Il libro di Shemot si apre con la narrazione della schiavitù e delle pene sofferte dagli ebrei dopo la morte di Yosef e l’avvento di un nuovo re. Dal popolo oppresso nasce, però, Moshé che viene salvato dalle acque del Nilo sulle cui sponde era stato deposto dalla madre, dopo che Faraone aveva ordinato che tutti i neonati degli ebrei fossero gettati nel fiume.

Cresciuto a corte, non tardò però a entrare in contatto con il popolo ebraico e a prendere parte alle loro sventure, finché, per aver ucciso uno degli aguzzini che rendevano insopportabile la vita agli ebrei schiavi, fu costretto a fuggire.
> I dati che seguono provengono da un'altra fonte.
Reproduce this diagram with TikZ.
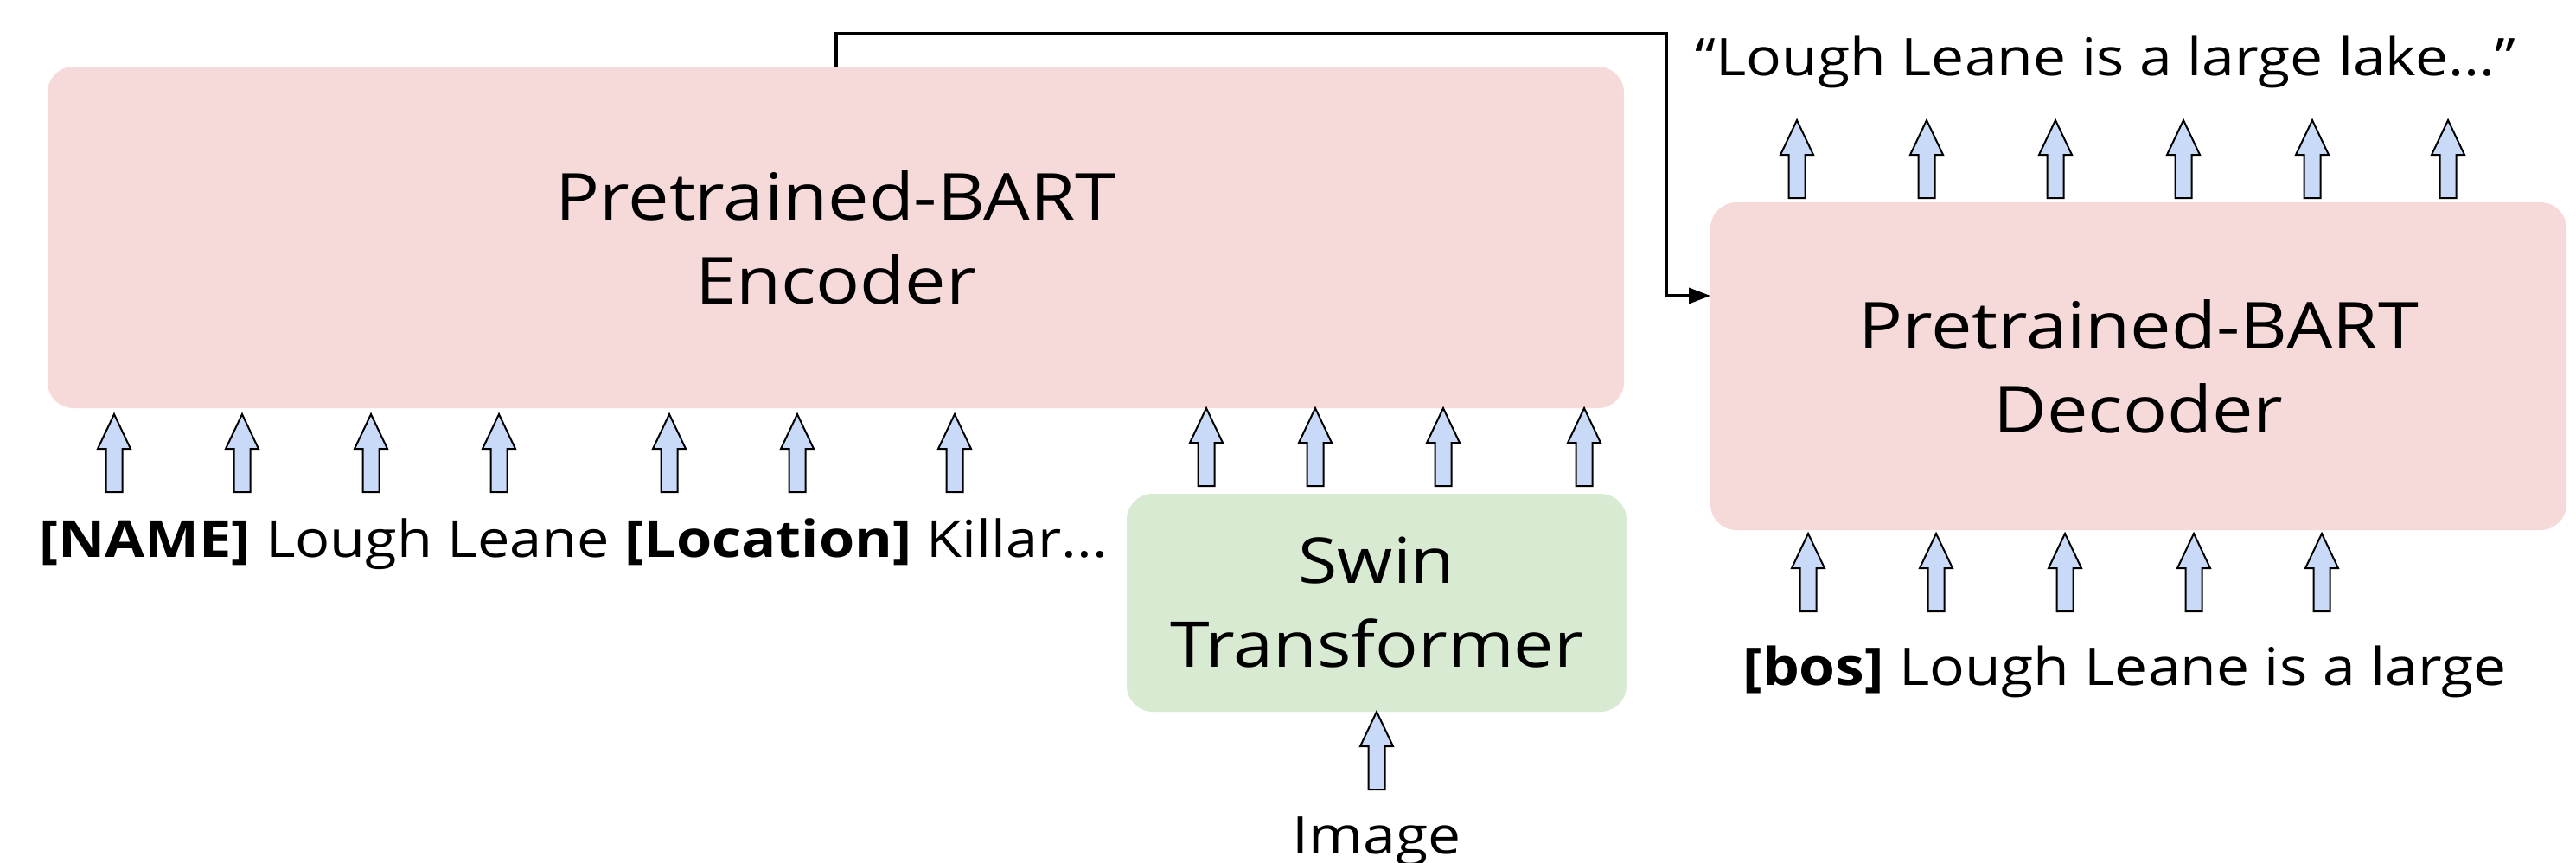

Accolto nella casa di un sacerdote di Midian, ne sposò la figlia, Zippora, dalla quale ebbe un primo figlio, Ghereshom, e visse facendo il pastore del gregge del suocero. Guidando le pecore lungo le solitarie campagne, giunse un giorno presso il monte Chorev, dove ebbe la visione di un roveto che bruciava senza consumarsi, mentre una voce lo invitava a tornare in Egitto per liberare il suo popolo dalla schiavitù e ricondurlo nella Terra promessa ai Patriarchi. Egli tentò di non accollarsi tale compito, dicendosi inadeguato allo scopo, ma dovette accettare la missione e recarsi, con il fratello Aharon dinanzi a Faraone oppressore per chiedergli, nel nome di D-o, la liberazione del popolo schiavo. Il re, però, rese ancora più pesante il lavoro e più insopportabile la situazione degli ebrei sottomessi, tanto che essi protestarono e inveirono contro i liberatori che non erano riusciti nel loro compito.